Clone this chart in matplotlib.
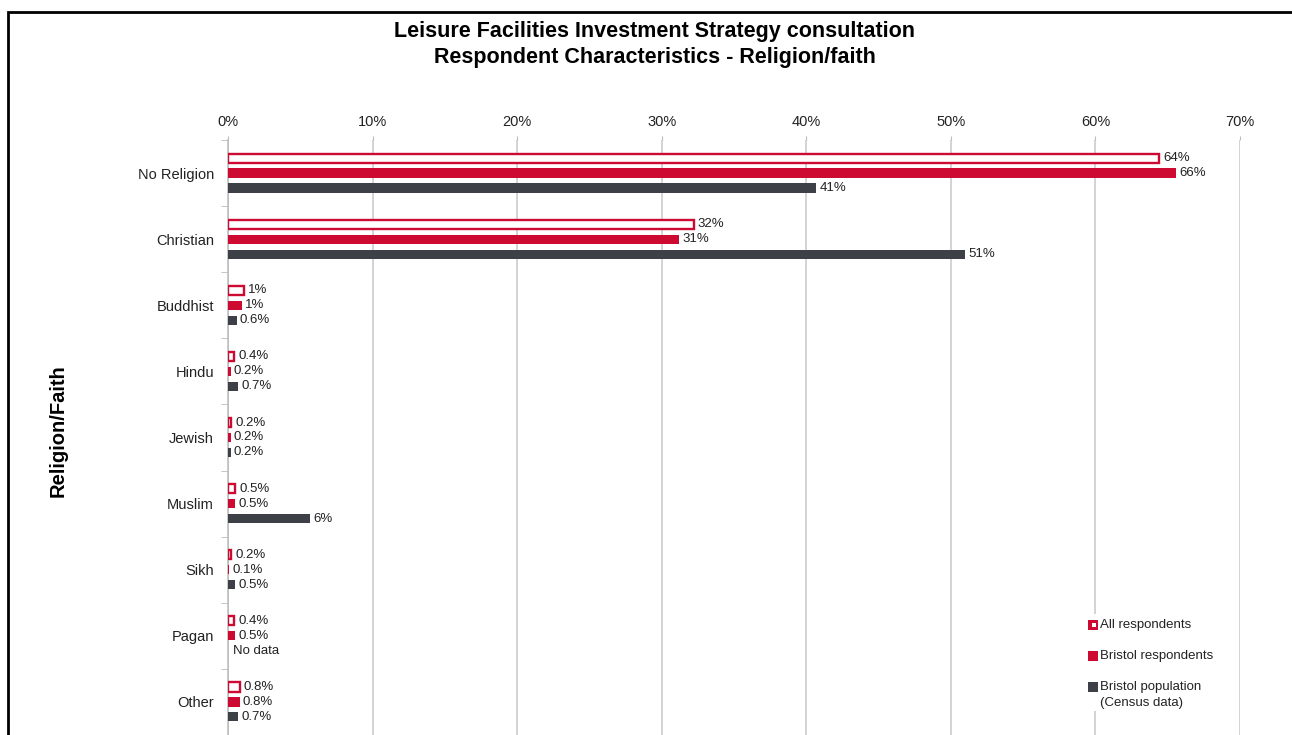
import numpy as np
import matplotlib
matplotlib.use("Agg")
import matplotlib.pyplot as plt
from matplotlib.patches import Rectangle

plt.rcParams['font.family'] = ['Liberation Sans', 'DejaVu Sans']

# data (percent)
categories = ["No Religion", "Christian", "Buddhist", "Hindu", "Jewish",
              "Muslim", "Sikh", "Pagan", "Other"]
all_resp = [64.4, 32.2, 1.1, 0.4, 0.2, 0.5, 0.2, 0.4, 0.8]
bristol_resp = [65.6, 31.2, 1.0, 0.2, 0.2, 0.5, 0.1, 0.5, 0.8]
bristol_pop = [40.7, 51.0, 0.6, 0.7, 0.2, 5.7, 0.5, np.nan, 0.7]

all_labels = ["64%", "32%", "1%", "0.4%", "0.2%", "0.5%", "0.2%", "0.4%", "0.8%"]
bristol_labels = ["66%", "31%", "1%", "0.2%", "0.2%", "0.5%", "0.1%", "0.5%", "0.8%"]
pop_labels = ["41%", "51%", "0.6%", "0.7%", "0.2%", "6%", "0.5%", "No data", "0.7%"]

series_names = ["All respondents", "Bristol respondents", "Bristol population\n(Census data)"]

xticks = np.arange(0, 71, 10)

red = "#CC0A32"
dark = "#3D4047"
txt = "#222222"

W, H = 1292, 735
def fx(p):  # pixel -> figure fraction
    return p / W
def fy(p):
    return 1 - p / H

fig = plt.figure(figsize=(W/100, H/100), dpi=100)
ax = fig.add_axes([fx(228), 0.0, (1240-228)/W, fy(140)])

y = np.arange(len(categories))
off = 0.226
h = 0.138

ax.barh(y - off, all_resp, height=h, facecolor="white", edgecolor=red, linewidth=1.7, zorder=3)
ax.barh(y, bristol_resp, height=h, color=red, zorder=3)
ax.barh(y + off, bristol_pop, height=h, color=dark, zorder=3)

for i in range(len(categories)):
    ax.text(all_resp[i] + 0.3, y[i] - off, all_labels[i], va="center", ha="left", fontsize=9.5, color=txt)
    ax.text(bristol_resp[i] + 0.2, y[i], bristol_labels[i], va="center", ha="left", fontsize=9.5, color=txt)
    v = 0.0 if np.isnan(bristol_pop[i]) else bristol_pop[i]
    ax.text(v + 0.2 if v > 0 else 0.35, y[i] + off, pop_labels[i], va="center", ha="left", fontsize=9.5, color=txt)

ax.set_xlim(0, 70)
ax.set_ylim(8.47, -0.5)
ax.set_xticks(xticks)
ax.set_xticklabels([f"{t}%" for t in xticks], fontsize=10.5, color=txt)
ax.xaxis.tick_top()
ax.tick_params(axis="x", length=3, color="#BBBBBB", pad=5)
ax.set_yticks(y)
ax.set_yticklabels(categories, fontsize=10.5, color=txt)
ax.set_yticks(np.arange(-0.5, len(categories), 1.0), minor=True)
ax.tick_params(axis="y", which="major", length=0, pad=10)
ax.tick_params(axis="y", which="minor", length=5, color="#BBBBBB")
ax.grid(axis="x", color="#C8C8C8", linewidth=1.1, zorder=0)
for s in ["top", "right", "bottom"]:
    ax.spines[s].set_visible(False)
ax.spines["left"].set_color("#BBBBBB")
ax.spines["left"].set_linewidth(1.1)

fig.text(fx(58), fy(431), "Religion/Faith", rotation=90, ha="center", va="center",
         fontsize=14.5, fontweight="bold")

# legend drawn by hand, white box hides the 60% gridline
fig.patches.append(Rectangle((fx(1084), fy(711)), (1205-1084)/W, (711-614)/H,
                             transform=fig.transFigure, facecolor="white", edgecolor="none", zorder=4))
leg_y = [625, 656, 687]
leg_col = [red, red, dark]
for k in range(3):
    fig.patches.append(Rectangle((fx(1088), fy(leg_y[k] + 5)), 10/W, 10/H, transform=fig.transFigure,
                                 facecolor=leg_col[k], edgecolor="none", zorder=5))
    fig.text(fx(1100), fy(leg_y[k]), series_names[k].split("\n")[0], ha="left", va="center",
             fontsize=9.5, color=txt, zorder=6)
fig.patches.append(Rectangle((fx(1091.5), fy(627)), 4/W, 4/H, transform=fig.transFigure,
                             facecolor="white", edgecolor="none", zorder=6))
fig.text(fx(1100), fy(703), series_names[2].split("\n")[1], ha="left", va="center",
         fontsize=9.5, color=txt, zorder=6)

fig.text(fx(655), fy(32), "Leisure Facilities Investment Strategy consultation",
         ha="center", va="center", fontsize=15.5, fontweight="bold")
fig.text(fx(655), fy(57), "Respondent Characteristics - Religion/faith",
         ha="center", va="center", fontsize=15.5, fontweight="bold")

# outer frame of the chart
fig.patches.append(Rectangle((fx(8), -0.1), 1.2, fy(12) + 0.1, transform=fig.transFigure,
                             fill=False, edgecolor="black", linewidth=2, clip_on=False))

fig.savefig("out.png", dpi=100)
--
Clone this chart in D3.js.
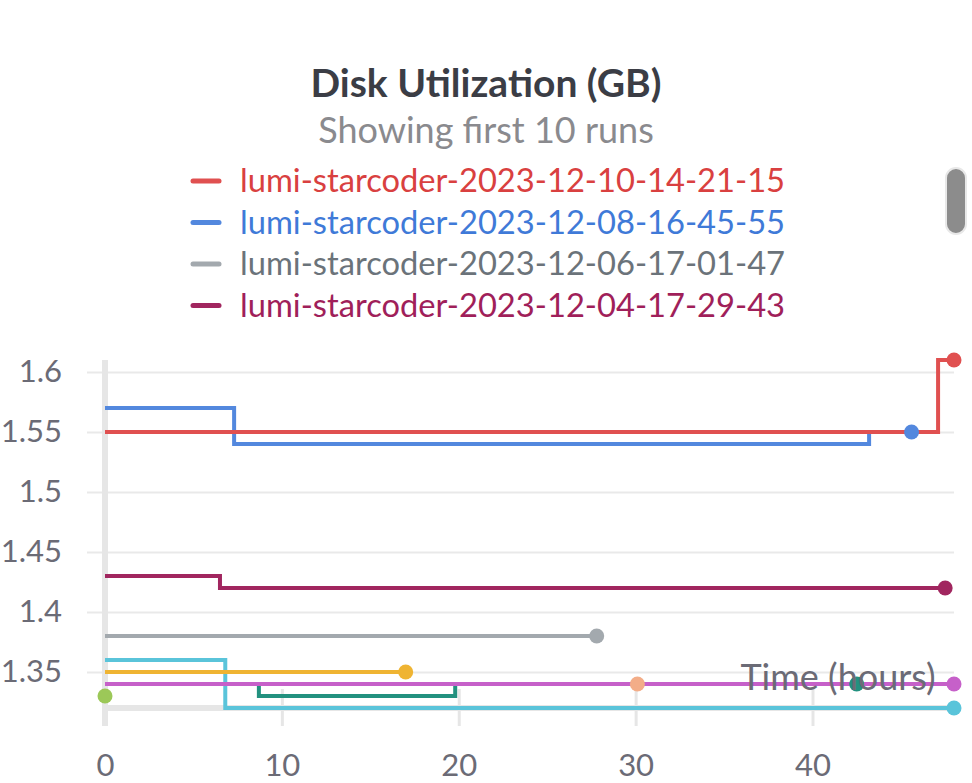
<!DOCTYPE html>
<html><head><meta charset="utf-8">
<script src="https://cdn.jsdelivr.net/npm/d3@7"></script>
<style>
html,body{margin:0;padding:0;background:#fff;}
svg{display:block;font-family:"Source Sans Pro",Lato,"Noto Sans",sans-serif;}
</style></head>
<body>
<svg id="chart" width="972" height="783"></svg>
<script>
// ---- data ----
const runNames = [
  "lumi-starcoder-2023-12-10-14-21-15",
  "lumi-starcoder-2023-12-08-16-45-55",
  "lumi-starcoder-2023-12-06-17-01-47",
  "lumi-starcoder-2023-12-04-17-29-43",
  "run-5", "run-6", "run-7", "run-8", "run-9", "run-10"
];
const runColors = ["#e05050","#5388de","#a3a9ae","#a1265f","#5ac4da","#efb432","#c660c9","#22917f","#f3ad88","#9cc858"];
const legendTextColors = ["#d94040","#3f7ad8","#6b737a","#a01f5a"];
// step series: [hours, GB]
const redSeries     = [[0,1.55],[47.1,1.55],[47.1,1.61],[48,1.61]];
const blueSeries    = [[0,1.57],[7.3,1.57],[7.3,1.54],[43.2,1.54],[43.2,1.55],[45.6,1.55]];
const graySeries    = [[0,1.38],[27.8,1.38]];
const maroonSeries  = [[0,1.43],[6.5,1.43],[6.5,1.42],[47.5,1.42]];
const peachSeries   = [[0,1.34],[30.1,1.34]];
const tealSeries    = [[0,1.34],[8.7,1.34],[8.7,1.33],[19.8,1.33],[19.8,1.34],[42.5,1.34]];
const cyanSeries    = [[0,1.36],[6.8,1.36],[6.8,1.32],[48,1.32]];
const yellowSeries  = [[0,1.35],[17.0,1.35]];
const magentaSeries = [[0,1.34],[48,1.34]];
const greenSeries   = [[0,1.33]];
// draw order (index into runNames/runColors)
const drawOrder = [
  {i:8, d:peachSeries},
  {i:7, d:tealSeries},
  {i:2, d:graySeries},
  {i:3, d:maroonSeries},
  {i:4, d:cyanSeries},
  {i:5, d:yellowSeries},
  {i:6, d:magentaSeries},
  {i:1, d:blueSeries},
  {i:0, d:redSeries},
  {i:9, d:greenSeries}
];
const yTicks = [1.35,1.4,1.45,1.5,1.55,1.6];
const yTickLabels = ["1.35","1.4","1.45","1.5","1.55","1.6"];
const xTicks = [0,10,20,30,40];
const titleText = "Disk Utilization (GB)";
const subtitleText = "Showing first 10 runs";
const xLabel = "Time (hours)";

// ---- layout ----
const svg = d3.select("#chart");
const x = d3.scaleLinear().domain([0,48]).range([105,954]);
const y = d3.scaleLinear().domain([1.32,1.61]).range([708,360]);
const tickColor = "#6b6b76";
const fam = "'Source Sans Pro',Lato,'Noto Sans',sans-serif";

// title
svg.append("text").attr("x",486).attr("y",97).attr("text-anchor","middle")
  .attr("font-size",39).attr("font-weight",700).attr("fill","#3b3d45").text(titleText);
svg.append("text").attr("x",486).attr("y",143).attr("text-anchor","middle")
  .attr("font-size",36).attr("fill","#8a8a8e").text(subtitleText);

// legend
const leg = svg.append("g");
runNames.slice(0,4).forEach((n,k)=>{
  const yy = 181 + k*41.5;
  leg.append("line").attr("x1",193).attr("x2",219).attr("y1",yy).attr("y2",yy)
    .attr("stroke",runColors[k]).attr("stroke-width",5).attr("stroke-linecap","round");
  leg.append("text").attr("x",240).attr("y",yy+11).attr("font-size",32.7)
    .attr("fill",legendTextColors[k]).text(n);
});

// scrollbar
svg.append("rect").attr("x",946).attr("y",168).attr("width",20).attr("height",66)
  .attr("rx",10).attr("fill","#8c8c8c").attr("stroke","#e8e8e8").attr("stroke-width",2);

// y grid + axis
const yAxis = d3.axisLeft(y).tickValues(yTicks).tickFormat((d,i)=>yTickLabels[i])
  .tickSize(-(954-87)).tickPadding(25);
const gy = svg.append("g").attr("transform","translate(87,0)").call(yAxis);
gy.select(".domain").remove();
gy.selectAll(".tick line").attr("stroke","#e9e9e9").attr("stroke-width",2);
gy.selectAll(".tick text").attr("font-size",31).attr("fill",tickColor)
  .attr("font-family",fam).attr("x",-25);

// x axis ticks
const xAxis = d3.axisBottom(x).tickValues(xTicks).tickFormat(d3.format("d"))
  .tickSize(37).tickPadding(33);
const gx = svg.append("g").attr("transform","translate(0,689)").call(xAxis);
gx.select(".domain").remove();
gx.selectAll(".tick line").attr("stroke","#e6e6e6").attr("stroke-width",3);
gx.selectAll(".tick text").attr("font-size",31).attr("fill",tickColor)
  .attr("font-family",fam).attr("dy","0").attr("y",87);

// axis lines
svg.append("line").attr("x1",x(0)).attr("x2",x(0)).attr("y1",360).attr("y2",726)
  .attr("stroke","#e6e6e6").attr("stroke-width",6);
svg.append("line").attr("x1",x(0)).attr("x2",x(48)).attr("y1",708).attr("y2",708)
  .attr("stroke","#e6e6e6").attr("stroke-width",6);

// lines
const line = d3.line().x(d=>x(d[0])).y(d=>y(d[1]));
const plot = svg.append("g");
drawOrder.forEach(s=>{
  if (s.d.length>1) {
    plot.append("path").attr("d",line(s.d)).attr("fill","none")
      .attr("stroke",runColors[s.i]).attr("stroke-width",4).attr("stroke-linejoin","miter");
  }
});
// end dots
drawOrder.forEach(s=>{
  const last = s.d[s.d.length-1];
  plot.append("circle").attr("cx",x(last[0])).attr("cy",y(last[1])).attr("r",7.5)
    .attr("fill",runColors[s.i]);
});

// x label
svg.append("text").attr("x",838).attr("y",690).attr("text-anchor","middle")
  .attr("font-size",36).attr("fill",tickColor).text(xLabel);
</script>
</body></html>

REQUEST =>
Start at the line containing "Clone this chart in matplotlib." and stop at the line containing "ax.barh(y + off, bristol_pop, height=h, color=dark, zorder=3)"; transcribe those lines exactly, skipping pictures.

WORKED SOLUTION =>
Clone this chart in matplotlib.
import numpy as np
import matplotlib
matplotlib.use("Agg")
import matplotlib.pyplot as plt
from matplotlib.patches import Rectangle

plt.rcParams['font.family'] = ['Liberation Sans', 'DejaVu Sans']

# data (percent)
categories = ["No Religion", "Christian", "Buddhist", "Hindu", "Jewish",
              "Muslim", "Sikh", "Pagan", "Other"]
all_resp = [64.4, 32.2, 1.1, 0.4, 0.2, 0.5, 0.2, 0.4, 0.8]
bristol_resp = [65.6, 31.2, 1.0, 0.2, 0.2, 0.5, 0.1, 0.5, 0.8]
bristol_pop = [40.7, 51.0, 0.6, 0.7, 0.2, 5.7, 0.5, np.nan, 0.7]

all_labels = ["64%", "32%", "1%", "0.4%", "0.2%", "0.5%", "0.2%", "0.4%", "0.8%"]
bristol_labels = ["66%", "31%", "1%", "0.2%", "0.2%", "0.5%", "0.1%", "0.5%", "0.8%"]
pop_labels = ["41%", "51%", "0.6%", "0.7%", "0.2%", "6%", "0.5%", "No data", "0.7%"]

series_names = ["All respondents", "Bristol respondents", "Bristol population\n(Census data)"]

xticks = np.arange(0, 71, 10)

red = "#CC0A32"
dark = "#3D4047"
txt = "#222222"

W, H = 1292, 735
def fx(p):  # pixel -> figure fraction
    return p / W
def fy(p):
    return 1 - p / H

fig = plt.figure(figsize=(W/100, H/100), dpi=100)
ax = fig.add_axes([fx(228), 0.0, (1240-228)/W, fy(140)])

y = np.arange(len(categories))
off = 0.226
h = 0.138

ax.barh(y - off, all_resp, height=h, facecolor="white", edgecolor=red, linewidth=1.7, zorder=3)
ax.barh(y, bristol_resp, height=h, color=red, zorder=3)
ax.barh(y + off, bristol_pop, height=h, color=dark, zorder=3)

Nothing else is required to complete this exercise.